- [Goal]:
Starting at the first line of the listing below, retype each line up to and including the one that contains "capsize=2.2, capthick=0.9, zorder=1)". Leave pictures out.

+++ Collected material

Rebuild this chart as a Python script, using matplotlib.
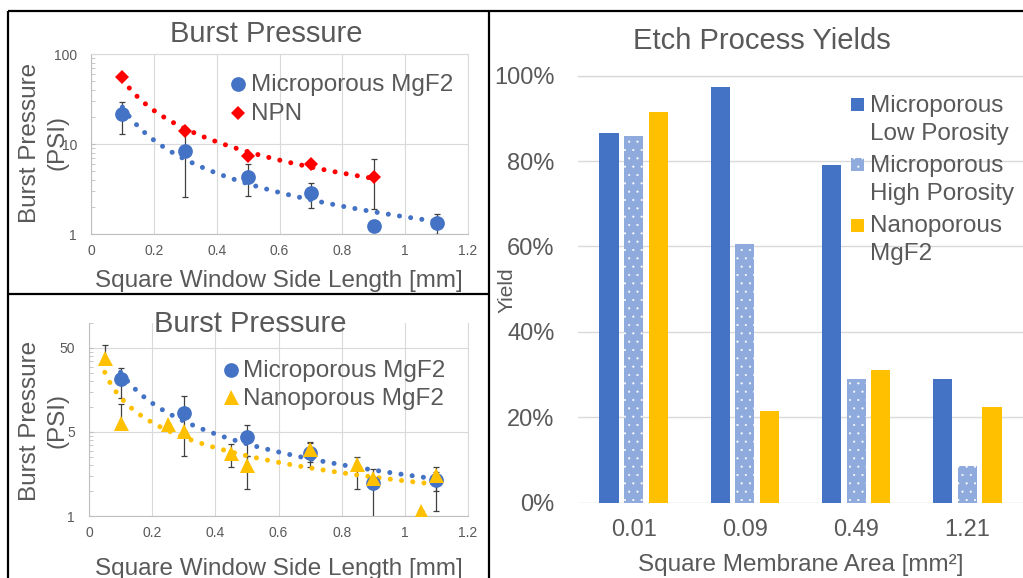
import numpy as np
import matplotlib
matplotlib.use("Agg")
import matplotlib.pyplot as plt
from matplotlib.lines import Line2D
from matplotlib.patches import Rectangle
from matplotlib.ticker import FixedLocator, FuncFormatter, NullFormatter, PercentFormatter

plt.rcParams['font.family'] = ['Liberation Sans', 'DejaVu Sans']
plt.rcParams['hatch.linewidth'] = 0.3

# ---- Burst pressure (PSI) vs square window side length (mm) ----
micro_x = [0.1, 0.3, 0.5, 0.7, 0.9, 1.1]
micro_psi = [21.5, 8.4, 4.3, 2.85, 1.23, 1.34]
micro_lo = [12.8, 2.6, 2.62, 1.93, 1.23, 1.0]
micro_hi = [29.0, 13.5, 6.0, 3.72, 1.23, 1.66]

npn_x = [0.1, 0.3, 0.5, 0.7, 0.9]
npn_psi = [55.0, 14.1, 7.35, 6.0, 4.27]
npn_lo = [55.0, 14.1, 7.35, 6.0, 1.9]
npn_hi = [55.0, 14.1, 7.35, 6.0, 6.9]

nano_x = [0.05, 0.1, 0.25, 0.3, 0.45, 0.5, 0.7, 0.85, 0.9, 1.05, 1.1]
nano_psi = [37.7, 6.35, 6.17, 5.14, 2.79, 2.02, 3.11, 2.08, 1.41, 0.58, 1.54]
nano_lo = [33.0, 5.5, 6.17, 5.14, 1.93, 1.05, 2.2, 1.05, 0.4, 0.58, 0.58]
nano_hi = [54.3, 10.7, 6.17, 5.14, 3.57, 2.6, 3.84, 2.5, 1.8, 0.58, 1.9]

# ---- Etch process yields (%) by membrane area ----
areas = ['0.01', '0.09', '0.49', '1.21']
yield_low = [86.6, 97.3, 79.1, 28.9]
yield_high = [85.8, 60.6, 28.9, 8.5]
yield_nano = [91.5, 21.5, 31.1, 22.4]

BLUE = '#4472C4'
LIGHT = '#8FAADC'
YELLOW = '#FFC000'
RED = '#FF0000'
TEXT = '#595959'
GRID = '#D9D9D9'
AXIS = '#BFBFBF'
ERR = '#404040'

W, H = 1023, 578
fig = plt.figure(figsize=(W / 100, H / 100), dpi=100)
fig.patch.set_facecolor('white')


def fx(x):
    return x / W


def fy(y):
    return 1 - y / H


def axes_px(left, top, right, bottom):
    return fig.add_axes([fx(left), fy(bottom), (right - left) / W, (bottom - top) / H])


def power_trend(ax, x, y, color):
    b, lna = np.polyfit(np.log(x), np.log(y), 1)
    xs = np.linspace(min(x), max(x), 300)
    ax.plot(xs, np.exp(lna) * xs ** b, color=color, lw=3.6,
            linestyle=(0, (0.01, 2.25)), dash_capstyle='round', zorder=2)


def errbars(ax, x, y, lo, hi):
    y = np.asarray(y)
    yerr = [y - np.asarray(lo), np.asarray(hi) - y]
    ax.errorbar(x, y, yerr=yerr, fmt='none', ecolor=ERR, elinewidth=0.9,
                capsize=2.2, capthick=0.9, zorder=1)


def style_burst(ax):
    ax.set_xlim(0, 1.2)
    ax.set_xticks(np.arange(0, 1.21, 0.2))
    ax.xaxis.set_major_formatter(FuncFormatter(lambda v, p: f'{v:g}'))
    ax.grid(True, which='major', color=GRID, lw=0.8)
    ax.set_axisbelow(True)
    ax.tick_params(axis='x', length=0, pad=7, labelsize=10, labelcolor=TEXT)
    ax.tick_params(axis='y', which='both', direction='in', length=3, color=AXIS,
                   pad=10, labelsize=10, labelcolor=TEXT)
    for s in ('left', 'bottom'):
        ax.spines[s].set_color(AXIS)
        ax.spines[s].set_linewidth(0.8)
    ax.spines['right'].set_color(GRID)
    ax.spines['right'].set_linewidth(0.8)
    ax.spines['top'].set_color(GRID)
    ax.spines['top'].set_linewidth(0.8)


# ---------------- Top-left: Microporous vs NPN ----------------
ax1 = axes_px(91, 54, 468, 234)
ax1.set_yscale('log')
ax1.set_ylim(1, 100)
style_burst(ax1)
ax1.yaxis.set_major_locator(FixedLocator([1, 10, 100]))
ax1.yaxis.set_major_formatter(FuncFormatter(lambda v, p: f'{v:g}'))
ax1.yaxis.set_minor_locator(FixedLocator([k for k in range(2, 10)] + [10 * k for k in range(2, 10)]))
ax1.yaxis.set_minor_formatter(NullFormatter())

power_trend(ax1, micro_x, micro_psi, BLUE)
power_trend(ax1, npn_x, npn_psi, RED)
errbars(ax1, micro_x, micro_psi, micro_lo, micro_hi)
errbars(ax1, npn_x, npn_psi, npn_lo, npn_hi)
ax1.plot(micro_x, micro_psi, 'o', color=BLUE, ms=10.6, mew=0, zorder=3)
ax1.plot(npn_x, npn_psi, 'D', color=RED, ms=6.8, mew=0, zorder=4)

# ---------------- Bottom-left: Microporous vs Nanoporous ----------------
ax2 = axes_px(89, 322.7, 468, 516)
ax2.set_yscale('log')
ax2.set_ylim(0.5, 100)
style_burst(ax2)
ax2.spines['top'].set_visible(False)
ax2.yaxis.set_major_locator(FixedLocator([0.5, 5, 50]))
ax2.yaxis.set_major_formatter(FuncFormatter(lambda v, p: str(int(np.floor(v + 0.5)))))
ax2.yaxis.set_minor_locator(FixedLocator([0.5 * k for k in range(2, 10)] +
                                         [5 * k for k in range(2, 10)] + [100]))
ax2.yaxis.set_minor_formatter(NullFormatter())

power_trend(ax2, micro_x, micro_psi, BLUE)
power_trend(ax2, nano_x, nano_psi, YELLOW)
errbars(ax2, micro_x, micro_psi, micro_lo, micro_hi)
errbars(ax2, nano_x, nano_psi, nano_lo, nano_hi)
ax2.plot(micro_x, micro_psi, 'o', color=BLUE, ms=10.6, mew=0, zorder=3)
ax2.plot(nano_x, nano_psi, '^', color=YELLOW, ms=10.8, mew=0, zorder=4)

# ---------------- Right: etch process yields ----------------
ax3 = axes_px(578, 75.7, 1023, 502.6)
xc = np.arange(len(areas))
bw, off = 0.173, 0.221
ax3.bar(xc - off, yield_low, bw, color=BLUE, linewidth=0, zorder=2)
ax3.bar(xc, yield_high, bw, color=LIGHT, hatch='..', edgecolor='white', linewidth=0, zorder=2)
ax3.bar(xc + off, yield_nano, bw, color=YELLOW, linewidth=0, zorder=2)
ax3.set_xlim(-0.5, len(areas) - 0.5)
ax3.set_ylim(0, 100)
ax3.set_xticks(xc)
ax3.set_xticklabels(areas)
ax3.set_yticks(np.arange(0, 101, 20))
ax3.yaxis.set_major_formatter(PercentFormatter(decimals=0))
ax3.yaxis.grid(True, color=GRID, lw=1.0, zorder=0)
ax3.set_axisbelow(True)
for s in ('left', 'right', 'bottom'):
    ax3.spines[s].set_visible(False)
ax3.spines['top'].set_color(GRID)
ax3.spines['top'].set_linewidth(1.0)
ax3.tick_params(axis='y', length=0, pad=17, labelsize=17, labelcolor=TEXT)
ax3.tick_params(axis='x', length=0, pad=12, labelsize=17, labelcolor=TEXT)

# ---------------- Titles and axis labels ----------------
def ftext(x, y, s, size, **kw):
    fig.text(fx(x), fy(y), s, fontsize=size, color=TEXT, **kw)


ftext(266, 41.7, 'Burst Pressure', 21, ha='center', va='baseline')
ftext(250, 331.7, 'Burst Pressure', 21, ha='center', va='baseline')
ftext(762, 49.3, 'Etch Process Yields', 21, ha='center', va='baseline')

ftext(278.5, 287.3, 'Square Window Side Length [mm]', 17.5, ha='center', va='baseline')
ftext(278.5, 575.0, 'Square Window Side Length [mm]', 17.5, ha='center', va='baseline')
ftext(800.5, 571.3, 'Square Membrane Area [mm\u00b2]', 17.5, ha='center', va='baseline')

for yc in (142.5, 421.0):
    ftext(36.0, yc, 'Burst Pressure', 17.5, ha='center', va='baseline',
          rotation=90, rotation_mode='anchor')
    ftext(63.0, yc, '(PSI)', 17.5, ha='center', va='baseline',
          rotation=90, rotation_mode='anchor')
ftext(513.0, 289.7, 'Yield', 15, ha='center', va='baseline',
      rotation=90, rotation_mode='anchor')

# ---------------- Legends ----------------
def legend_marker(x, y, marker, color, ms):
    fig.add_artist(Line2D([fx(x)], [fy(y)], marker=marker, color=color, ms=ms,
                          mew=0, linestyle='none', transform=fig.transFigure))


legend_marker(238.3, 84.0, 'o', BLUE, 10.6)
ftext(250.7, 90.7, 'Microporous MgF2', 17.5, ha='left', va='baseline')
legend_marker(238.3, 112.7, 'D', RED, 6.8)
ftext(250.7, 120.0, 'NPN', 17.5, ha='left', va='baseline')

legend_marker(231.0, 370.0, 'o', BLUE, 10.6)
ftext(243.3, 377.3, 'Microporous MgF2', 17.5, ha='left', va='baseline')
legend_marker(231.0, 397.3, '^', YELLOW, 10.8)
ftext(243.3, 405.0, 'Nanoporous MgF2', 17.5, ha='left', va='baseline')

legend_rows = [
    (BLUE, None, 98.3, ('Microporous', 'Low Porosity'), (111.7, 140.0)),
    (LIGHT, '..', 158.3, ('Microporous', 'High Porosity'), (171.7, 200.0)),
    (YELLOW, None, 219.0, ('Nanoporous', 'MgF2'), (232.3, 260.0)),
]
for color, hatch, top, lines, bases in legend_rows:
    fig.add_artist(Rectangle((fx(851.3), fy(top + 13.0)), 12.7 / W, 13.0 / H,
                             transform=fig.transFigure, facecolor=color,
                             edgecolor='white' if hatch else color,
                             hatch=hatch, linewidth=0))
    for s, b in zip(lines, bases):
        ftext(869.7, b, s, 17.5, ha='left', va='baseline')

# ---------------- Panel borders ----------------
def border(x0, y0, x1, y1):
    fig.add_artist(Line2D([fx(x0), fx(x1)], [fy(y0), fy(y1)], color='black',
                          lw=1.6, transform=fig.transFigure, solid_capstyle='butt'))


border(7.5, 10.7, 1023, 10.7)
border(8.3, 10.7, 8.3, 578)
border(488.7, 10.7, 488.7, 578)
border(8.3, 294.3, 488.7, 294.3)

fig.savefig('out.png', dpi=100, facecolor='white')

++++++

- [Answer to this problem]:
Rebuild this chart as a Python script, using matplotlib.
import numpy as np
import matplotlib
matplotlib.use("Agg")
import matplotlib.pyplot as plt
from matplotlib.lines import Line2D
from matplotlib.patches import Rectangle
from matplotlib.ticker import FixedLocator, FuncFormatter, NullFormatter, PercentFormatter

plt.rcParams['font.family'] = ['Liberation Sans', 'DejaVu Sans']
plt.rcParams['hatch.linewidth'] = 0.3

# ---- Burst pressure (PSI) vs square window side length (mm) ----
micro_x = [0.1, 0.3, 0.5, 0.7, 0.9, 1.1]
micro_psi = [21.5, 8.4, 4.3, 2.85, 1.23, 1.34]
micro_lo = [12.8, 2.6, 2.62, 1.93, 1.23, 1.0]
micro_hi = [29.0, 13.5, 6.0, 3.72, 1.23, 1.66]

npn_x = [0.1, 0.3, 0.5, 0.7, 0.9]
npn_psi = [55.0, 14.1, 7.35, 6.0, 4.27]
npn_lo = [55.0, 14.1, 7.35, 6.0, 1.9]
npn_hi = [55.0, 14.1, 7.35, 6.0, 6.9]

nano_x = [0.05, 0.1, 0.25, 0.3, 0.45, 0.5, 0.7, 0.85, 0.9, 1.05, 1.1]
nano_psi = [37.7, 6.35, 6.17, 5.14, 2.79, 2.02, 3.11, 2.08, 1.41, 0.58, 1.54]
nano_lo = [33.0, 5.5, 6.17, 5.14, 1.93, 1.05, 2.2, 1.05, 0.4, 0.58, 0.58]
nano_hi = [54.3, 10.7, 6.17, 5.14, 3.57, 2.6, 3.84, 2.5, 1.8, 0.58, 1.9]

# ---- Etch process yields (%) by membrane area ----
areas = ['0.01', '0.09', '0.49', '1.21']
yield_low = [86.6, 97.3, 79.1, 28.9]
yield_high = [85.8, 60.6, 28.9, 8.5]
yield_nano = [91.5, 21.5, 31.1, 22.4]

BLUE = '#4472C4'
LIGHT = '#8FAADC'
YELLOW = '#FFC000'
RED = '#FF0000'
TEXT = '#595959'
GRID = '#D9D9D9'
AXIS = '#BFBFBF'
ERR = '#404040'

W, H = 1023, 578
fig = plt.figure(figsize=(W / 100, H / 100), dpi=100)
fig.patch.set_facecolor('white')


def fx(x):
    return x / W


def fy(y):
    return 1 - y / H


def axes_px(left, top, right, bottom):
    return fig.add_axes([fx(left), fy(bottom), (right - left) / W, (bottom - top) / H])


def power_trend(ax, x, y, color):
    b, lna = np.polyfit(np.log(x), np.log(y), 1)
    xs = np.linspace(min(x), max(x), 300)
    ax.plot(xs, np.exp(lna) * xs ** b, color=color, lw=3.6,
            linestyle=(0, (0.01, 2.25)), dash_capstyle='round', zorder=2)


def errbars(ax, x, y, lo, hi):
    y = np.asarray(y)
    yerr = [y - np.asarray(lo), np.asarray(hi) - y]
    ax.errorbar(x, y, yerr=yerr, fmt='none', ecolor=ERR, elinewidth=0.9,
                capsize=2.2, capthick=0.9, zorder=1)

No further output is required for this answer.